As the Electoral College operates now, states are given a certain number of electoral votes based on how many representatives they have, plus two votes for the two senators each state is given. The number of representatives is based on the state’s population size.
The House of Representatives is capped at 435 seats, a rather arbitrary number based on a 1929 law that was meant to resolve rural and urban disagreements over apportionment (the process to assign seats to each state).
But by capping the number of representatives, large swaths of the U.S. population go underrepresented. Former-President George Washington once proposed one representative for every 30,000 people, which if you did the math today would mean about 11,000 representatives for the 331.9 million people living in the United States.
Instead of adding a seat if a state’s population grows, a seat can only be added by taking it from another state through reapportionment. In this system, a state always loses representation.
This happened in 2021 when California lost a House seat for the first time ever, even though it still is home to about 12% of the total U.S. population. Illinois, Michigan, New York, Ohio, Pennsylvania, and West Virginia also lost seats in 2021.

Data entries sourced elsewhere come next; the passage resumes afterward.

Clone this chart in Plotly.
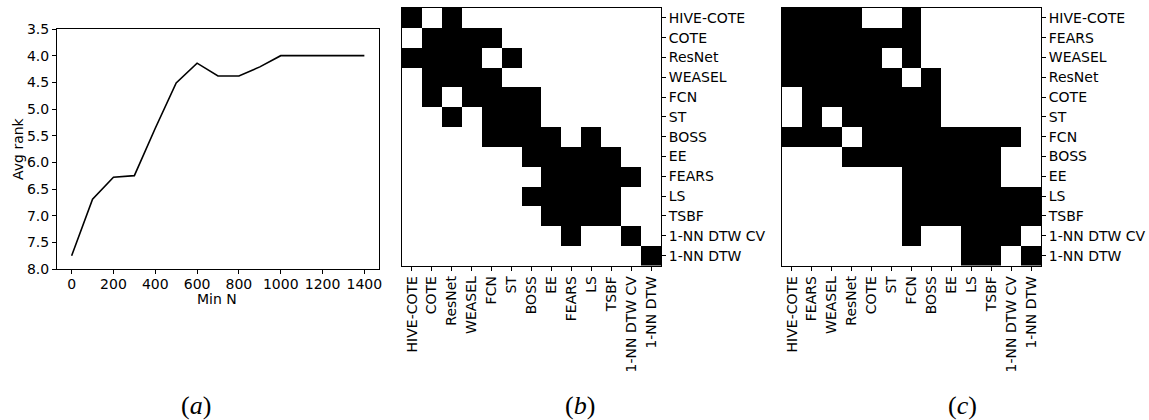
import plotly.graph_objects as go

W, H = 1149, 420

# Panel (a) data
min_n = [0, 100, 200, 300, 400, 500, 600, 700, 800, 900, 1000, 1100, 1200, 1300, 1400]
avg_rank = [7.75, 6.69, 6.28, 6.25, 5.36, 4.51, 4.14, 4.38, 4.38, 4.21, 4.0, 4.0, 4.0, 4.0, 4.0]

# Panel (b)
names_b = ["HIVE-COTE", "COTE", "ResNet", "WEASEL", "FCN", "ST", "BOSS", "EE",
           "FEARS", "LS", "TSBF", "1-NN DTW CV", "1-NN DTW"]
mat_b = [
    [1,0,1,0,0,0,0,0,0,0,0,0,0],
    [0,1,1,1,1,0,0,0,0,0,0,0,0],
    [1,1,1,1,0,1,0,0,0,0,0,0,0],
    [0,1,1,1,1,0,0,0,0,0,0,0,0],
    [0,1,0,1,1,1,1,0,0,0,0,0,0],
    [0,0,1,0,1,1,1,0,0,0,0,0,0],
    [0,0,0,0,1,1,1,1,0,1,0,0,0],
    [0,0,0,0,0,0,1,1,1,1,1,0,0],
    [0,0,0,0,0,0,0,1,1,1,1,1,0],
    [0,0,0,0,0,0,1,1,1,1,1,0,0],
    [0,0,0,0,0,0,0,1,1,1,1,0,0],
    [0,0,0,0,0,0,0,0,1,0,0,1,0],
    [0,0,0,0,0,0,0,0,0,0,0,0,1],
]

# Panel (c)
names_c = ["HIVE-COTE", "FEARS", "WEASEL", "ResNet", "COTE", "ST", "FCN", "BOSS",
           "EE", "LS", "TSBF", "1-NN DTW CV", "1-NN DTW"]
mat_c = [
    [1,1,1,1,0,0,1,0,0,0,0,0,0],
    [1,1,1,1,1,1,1,0,0,0,0,0,0],
    [1,1,1,1,1,0,1,0,0,0,0,0,0],
    [1,1,1,1,1,1,0,1,0,0,0,0,0],
    [0,1,1,1,1,1,1,1,0,0,0,0,0],
    [0,1,0,1,1,1,1,1,0,0,0,0,0],
    [1,1,1,0,1,1,1,1,1,1,1,1,0],
    [0,0,0,1,1,1,1,1,1,1,1,0,0],
    [0,0,0,0,0,0,1,1,1,1,1,0,0],
    [0,0,0,0,0,0,1,1,1,1,1,1,1],
    [0,0,0,0,0,0,1,1,1,1,1,1,1],
    [0,0,0,0,0,0,1,0,0,1,1,1,0],
    [0,0,0,0,0,0,0,0,0,1,1,0,1],
]

FONT = "DejaVu Sans"

def xd(a, b):
    return [a / W, b / W]

def yd(top, bottom):
    return [1 - bottom / H, 1 - top / H]

fig = go.Figure()

fig.add_trace(go.Scatter(x=min_n, y=avg_rank, mode="lines",
                         line=dict(color="black", width=1.6),
                         xaxis="x", yaxis="y", showlegend=False))

bw = [[0, "white"], [1, "black"]]
fig.add_trace(go.Heatmap(z=mat_b, x=names_b, y=names_b, colorscale=bw, zmin=0, zmax=1,
                         showscale=False, xaxis="x2", yaxis="y2"))
fig.add_trace(go.Heatmap(z=mat_c, x=names_c, y=names_c, colorscale=bw, zmin=0, zmax=1,
                         showscale=False, xaxis="x3", yaxis="y3"))

axis_common = dict(showline=True, mirror=True, linecolor="black", linewidth=1,
                   ticks="outside", ticklen=4, tickwidth=1, tickcolor="black",
                   showgrid=False, zeroline=False, automargin=False,
                   tickfont=dict(family=FONT, size=14, color="black"))

fig.update_layout(
    width=W, height=H,
    margin=dict(l=0, r=0, t=0, b=0, autoexpand=False),
    paper_bgcolor="white", plot_bgcolor="white",
    xaxis=dict(domain=xd(57, 379), range=[-70, 1470],
               tickvals=[0, 200, 400, 600, 800, 1000, 1200, 1400],
               ticklabelstandoff=-2,
               anchor="y", **axis_common),
    yaxis=dict(domain=yd(29, 269), range=[8.0, 3.5],
               tickvals=[3.5, 4.0, 4.5, 5.0, 5.5, 6.0, 6.5, 7.0, 7.5, 8.0],
               ticktext=["3.5", "4.0", "4.5", "5.0", "5.5", "6.0", "6.5", "7.0", "7.5", "8.0"],
               anchor="x", **axis_common),
    xaxis2=dict(domain=xd(402, 661), anchor="y2", tickangle=-90, **axis_common),
    yaxis2=dict(domain=yd(8, 265.5), anchor="x2", side="right", autorange="reversed", **axis_common),
    xaxis3=dict(domain=xd(782, 1041), anchor="y3", tickangle=-90, **axis_common),
    yaxis3=dict(domain=yd(8, 265.5), anchor="x3", side="right", autorange="reversed", **axis_common),
)

fig.add_annotation(text="Min N", x=217 / W, y=1 - 299 / H, xref="paper", yref="paper",
                   showarrow=False, xanchor="center", yanchor="middle",
                   font=dict(family=FONT, size=14, color="black"))
fig.add_annotation(text="Avg rank", x=18 / W, y=1 - 149 / H, xref="paper", yref="paper",
                   showarrow=False, xanchor="center", yanchor="middle", textangle=-90,
                   font=dict(family=FONT, size=14, color="black"))

for lbl, cx in [("a", 196), ("b", 580), ("c", 962)]:
    fig.add_annotation(text=f"(<i>{lbl}</i>)", x=cx / W, y=1 - 405 / H,
                       xref="paper", yref="paper", showarrow=False,
                       xanchor="center", yanchor="middle",
                       font=dict(family="Liberation Serif", size=26, color="black"))

fig.write_html("out.html")
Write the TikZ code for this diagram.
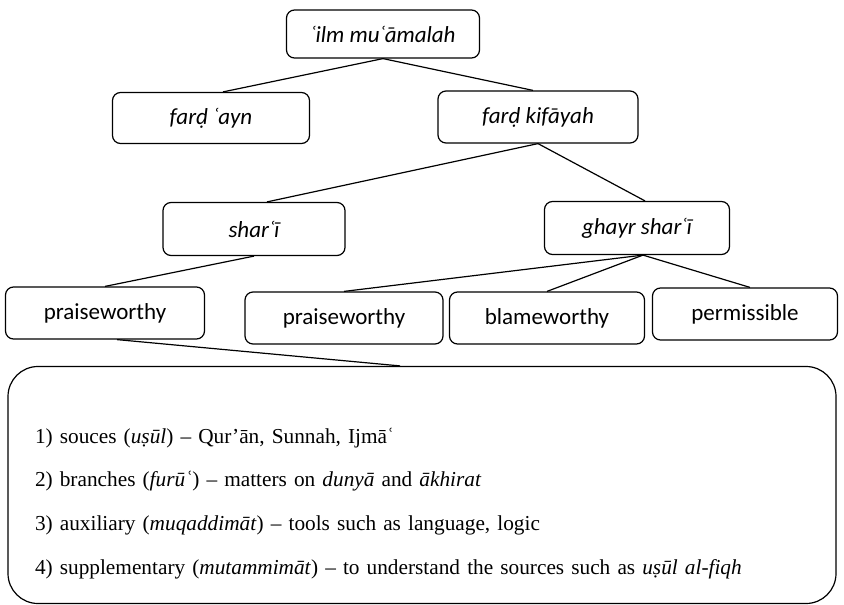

The needs of urban and rural communities are obscured by this system where some states have just one congressperson representing three-quarters-of-a-million people, like Florida where the state’s 28 representatives serve 778,000 people each. The needs of hundreds of thousands of people simply can’t be served by one person. And, contrary to what you might assume, many states with high representative-to-constituent ratios contain rural communities, like Pennsylvania where more than a quarter of the state’s 13 million residents live in rural counties as defined by the U.S. Census Bureau.
There have been many efforts to increase the number of House seats or get rid of the 435-seat-cap completely. Two bills introduced last year by Representative Sean Casten from Illinois and Representative Earl Blumenauer from Oregon offer two possible solutions.
The first, from Representative Casten, would add approximately 138 House seats and establish 12 “at-large senators” to be elected by a ranked-choice vote, which allows voters to rank their choices by preference. With this system, even if a voter’s first choice does not win the majority, their second or third choices could still count.
The second possible option from Representative Blumenauer would restore the number of House seats lost by reapportionment since the 1929 law that put a limit on House seats, bringing the number of representatives to 585. In each subsequent census, the number of representatives would be adjusted to reflect population growth.
Both of these bills were introduced early last year, and like many pieces of legislation, are languishing in the House without a vote. Neither is a perfect solution, but they’re a stab at better-positioning the House to represent the diverse perspectives that 331.9 million people bring to the table.